I can't seem to wrap my mind around the fact that you were once mine. You were once the person I looked for in the crowd of people, I looked for your eyes. I looked for that smile. Your dashing smile that gave my stomach butterflies.

And now, I can hardly stand to look at you. Those butterflies are still there, but it's different. To know that we once had something.

Maybe I was just blindsided, knowing that I had someone who really cared about me, and I didn't see that we really wouldn't work out. I realize that now, as our lives have gone separate ways.

I remember a specific moment, where we sat next to each other. And there were no words, and no one who mattered really was there. You looked into my eyes, and gave me this look.

This look of complete adoration. I thought I was living in a fairytale. No words were said, you just looked. And with that look, there were so many words.
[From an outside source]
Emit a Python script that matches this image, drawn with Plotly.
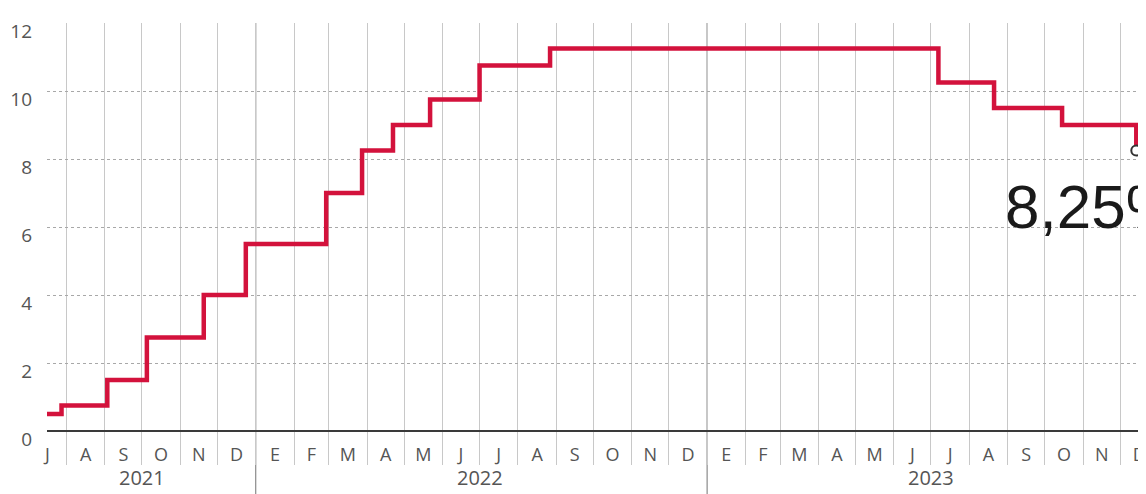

I shake my head now at the thought, knowing that it won't happen again. Not with you at least.

Sometimes I get angry at you, for hurting me. For leading me to believe that we could be those people. That we could be the main characters in my fairytale, and live happily ever after.

But every time I see you, I just remember those feelings. And I can't help but remember the pain you caused me. People may ask me why I'm lead to believe such things, and it was only for a short while. But what they didn't know is that our story started long before we dated.

There's been tension, and there are unspoken words.  That I can't help but just imagine in my head, to know what would happen if I voiced them. But that's just another one of my fantasies.

We can have small talk, and we can see each other and smile. But I won't forget what you did. Leading me to believe that we had something.

It's something I need to let go of. For the most part, your words are just distant memories. And your smile is just another one I pass by. Yes, I still remember. But there are so many things between you and I that remain unsaid, and will henceforth be unsaid. Because they're irrelevant. And so are you.